Although there has been a great deal of work in the use of AI technologies across the law enforcement sector, the legal position of AI and data-driven techniques as part of an evidence chain is currently indeterminate.
For example, the legal admissibility of automated image and video classification, social network graph analysis, audio participant identification, NLP conversation analysis and so on, is largely untested (as was DNA evidence decades ago).
Thus, there is a pressing requirement to establish and address the requirements for explainability for AI and related technologies in legal contexts – that transcend the typical use-case for explainable AI (for example, explanations of automated transactional decision-making as mandated by the GDPR).
In this case, we are focusing specifically on criminal justice system which, as an additional complexity, has the highest standard of proof and the greatest protections for the accused. The need to explain AI to participants in the criminal justice system can arise at a number of stages, and be subject to differing legal standards.

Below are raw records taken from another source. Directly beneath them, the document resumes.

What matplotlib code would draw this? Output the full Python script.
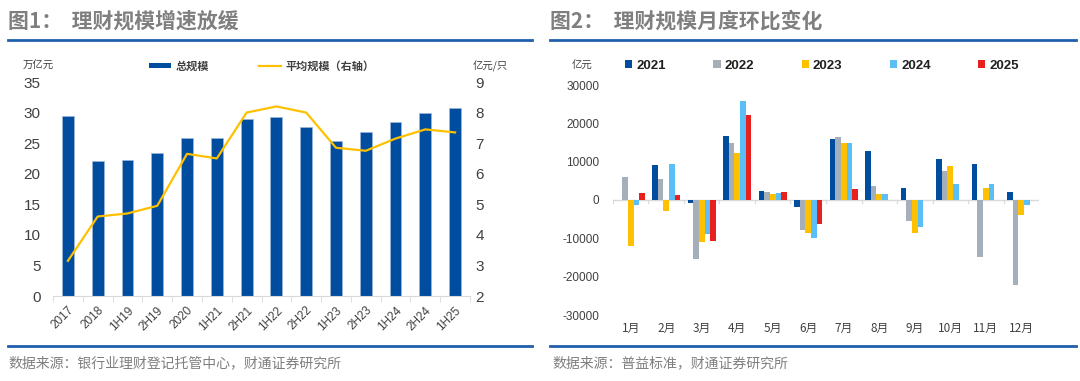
import matplotlib.pyplot as plt
import numpy as np
from matplotlib.lines import Line2D
from matplotlib.patches import Patch

plt.rcParams['font.family'] = ['Liberation Sans', 'Noto Sans CJK SC', 'DejaVu Sans']
cjk = ['Noto Sans CJK SC', 'DejaVu Sans']

# figure 1: total size (万亿元) and average size per product (亿元/只)
periods = ['2017', '2018', '1H19', '2H19', '2020', '1H21', '2H21', '1H22',
           '2H22', '1H23', '2H23', '1H24', '2H24', '1H25']
total_size = [29.5, 22.0, 22.2, 23.4, 25.9, 25.8, 29.0, 29.2, 27.7, 25.3, 26.8, 28.5, 30.0, 30.7]
avg_size = [3.15, 4.6, 4.7, 4.95, 6.65, 6.5, 8.0, 8.2, 8.0, 6.85, 6.75, 7.15, 7.45, 7.35]

# figure 2: month-on-month change (亿元)
months = ['1月', '2月', '3月', '4月', '5月', '6月', '7月', '8月', '9月', '10月', '11月', '12月']
years = ['2021', '2022', '2023', '2024', '2025']
nan = np.nan
mom_2021 = [nan, 9200, -700, 16800, 2400, -1800, 16000, 12700, 3200, 10600, 9300, 2200]
mom_2022 = [6000, 5600, -15300, 14800, 2000, -7800, 16400, 3600, -5400, 7500, -14800, -22200]
mom_2023 = [-12000, -2800, -11000, 12300, 1500, -8500, 15000, 1500, -8600, 9000, 3100, -4000]
mom_2024 = [-1200, 9500, -8800, 25800, 1700, -9800, 14800, 1500, -7100, 4100, 4300, -1400]
mom_2025 = [1700, 1200, -10800, 22100, 2000, -6300, 3000, nan, nan, nan, nan, nan]
mom_series = [mom_2021, mom_2022, mom_2023, mom_2024, mom_2025]
year_colors = ['#004C9E', '#A5AFBA', '#FFC000', '#5BBFF7', '#E8211E']

navy = '#004C9E'
gold = '#FFC000'
title_gray = '#7F7F7F'
rule_blue = '#1F5FAD'
tick_col = '#404040'

fig = plt.figure(figsize=(10.8, 3.81), dpi=100)
W, H = 1080, 381

def fx(px):
    return px / W

def fy(py):
    return 1 - py / H

# titles, rules and sources
fig.text(fx(8), fy(21), '图1：  理财规模增速放缓', family=cjk, fontsize=15,
         fontweight='bold', color=title_gray, va='center')
fig.text(fx(550), fy(21), '图2：  理财规模月度环比变化', family=cjk, fontsize=15,
         fontweight='bold', color=title_gray, va='center')
for x0, x1 in [(8, 532), (550, 1076)]:
    fig.add_artist(Line2D([fx(x0), fx(x1)], [fy(40), fy(40)], color=rule_blue, lw=2))
    fig.add_artist(Line2D([fx(x0), fx(x1)], [fy(346), fy(346)], color=rule_blue, lw=2))
fig.text(fx(8), fy(363), '数据来源：银行业理财登记托管中心，财通证券研究所', family=cjk,
         fontsize=10, color=title_gray, va='center')
fig.text(fx(552), fy(363), '数据来源：普益标准，财通证券研究所', family=cjk,
         fontsize=10, color=title_gray, va='center')

# ---- left chart
ax1 = fig.add_axes([fx(53), fy(296), fx(470 - 53), (296 - 82) / H])
x = np.arange(len(periods))
ax1.bar(x, total_size, width=0.4, color=navy, edgecolor='#9DB5D9', linewidth=0.5, zorder=2)
ax1.set_ylim(0, 35)
ax1.set_xlim(-0.5, len(periods) - 0.5)
ax1.set_yticks(np.arange(0, 36, 5))
ax1.set_xticks(x)
ax1.set_xticklabels(periods, rotation=45, fontsize=8.5, color=tick_col, ha='right',
                    rotation_mode='anchor')
ax1.set_xticks(np.arange(-0.5, len(periods), 1), minor=True)
ax1.tick_params(axis='x', which='major', length=0, pad=6)
ax1.tick_params(axis='x', which='minor', length=4, color='#D9D9D9', direction='out')
ax1.tick_params(axis='y', length=0, labelsize=11, labelcolor=tick_col, pad=9)
for s in ['top', 'right', 'left']:
    ax1.spines[s].set_visible(False)
ax1.spines['bottom'].set_color('#D9D9D9')

ax1r = ax1.twinx()
ax1r.plot(x, avg_size, color=gold, lw=1.6, zorder=3)
ax1r.set_ylim(2, 9)
ax1r.set_yticks(np.arange(2, 10, 1))
ax1r.tick_params(axis='y', length=0, labelsize=11, labelcolor=tick_col, pad=4)
for s in ['top', 'right', 'left', 'bottom']:
    ax1r.spines[s].set_visible(False)

fig.text(fx(38), fy(66), '万亿元', family=cjk, fontsize=7.5, color=tick_col,
         ha='center', va='center', style='italic')
fig.text(fx(490), fy(66), '亿元/只', family=cjk, fontsize=7.5, color=tick_col,
         ha='center', va='center', style='italic')
h1 = [Patch(facecolor=navy), Line2D([], [], color=gold, lw=1.6)]
fig.legend(h1, ['总规模', '平均规模（右轴）'], ncol=2, frameon=False,
           loc='center', bbox_to_anchor=(fx(262), fy(66)), prop={'family': cjk, 'size': 8,
           'weight': 'bold'}, handlelength=2.0, handleheight=0.35, columnspacing=4.5,
           handletextpad=0.4, labelcolor=tick_col)

# ---- right chart
ax2 = fig.add_axes([fx(613), fy(315), fx(1039 - 613), (315 - 85) / H])
xm = np.arange(len(months))
bw = 0.155
for i, (vals, col) in enumerate(zip(mom_series, year_colors)):
    ax2.bar(xm + (i - 2) * bw, vals, width=bw, color=col, zorder=2)
ax2.axhline(0, color='#D9D9D9', lw=1, zorder=1)
ax2.set_ylim(-30000, 30000)
ax2.set_xlim(-0.5, len(months) - 0.5)
ax2.set_yticks(np.arange(-30000, 30001, 10000))
ax2.set_yticklabels([f'{v:d}' for v in range(-30000, 30001, 10000)])
ax2.set_xticks(xm)
ax2.set_xticklabels(months, family=cjk, fontsize=8.5, color=tick_col)
ax2.tick_params(axis='x', length=0, pad=5)
ax2.tick_params(axis='y', length=0, labelsize=8.5, labelcolor=tick_col, pad=10)
for s in ax2.spines.values():
    s.set_visible(False)
for b in np.arange(-0.5, len(months), 1):
    ax2.plot([b, b], [0, -700], color='#D9D9D9', lw=0.8, zorder=1)

fig.text(fx(582), fy(66), '亿元', family=cjk, fontsize=7.5, color=tick_col,
         ha='center', va='center', style='italic')
h2 = [Patch(facecolor=c) for c in year_colors]
fig.legend(h2, years, ncol=5, frameon=False, loc='center',
           bbox_to_anchor=(fx(822), fy(66)), prop={'size': 9.5, 'weight': 'bold'},
           handlelength=0.55, handleheight=0.55, columnspacing=3.6, handletextpad=0.3,
           labelcolor='#202020')

fig.savefig('out.png', dpi=100)
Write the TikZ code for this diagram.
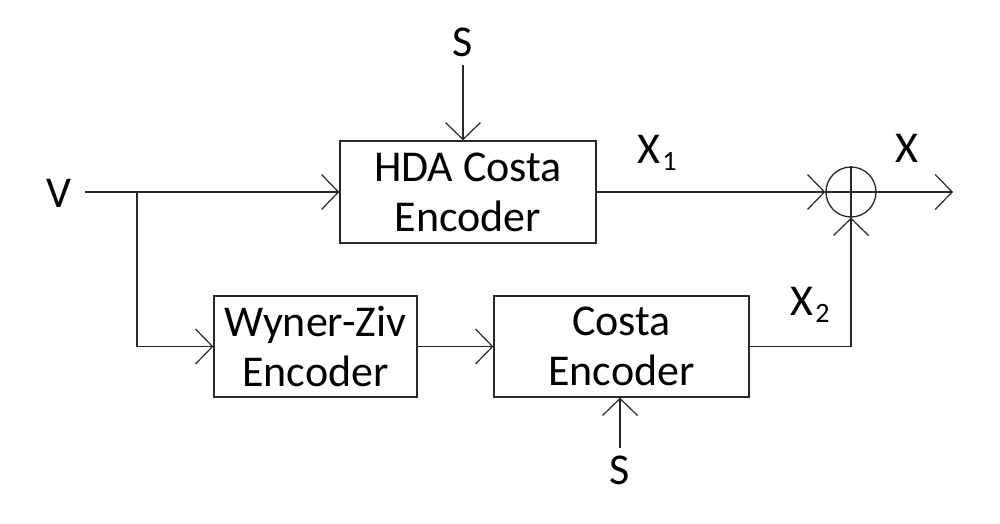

In moving from investigative support tools to a more prominent role in a brief of evidence, AI capabilities need to align with the legal and epistemological frameworks within which laws are enforced and judgement made. At trial, where evidence produced by AI is challenged, questions of authentication arise. This may require proof that the AI produced what it purports to produce, and whether that output can be relied upon for the purposes of a criminal trial. Such questions may involved assessment by trial judge, but also by a lay jury who may be asked to assessing the reliability and credibility of such evidence. This in turn will typically require the use of expert evidence to explain to the jury how the AI produces its outcome, and this will also involved questions of validity behind the science.
This project, in collaboration with the Faculty of Law at Monash University, is researching how research how the explainability of AI can best be pursued from an evidential perspective, as well as understanding mechanisms for its incorporation in LE and juridical workflows.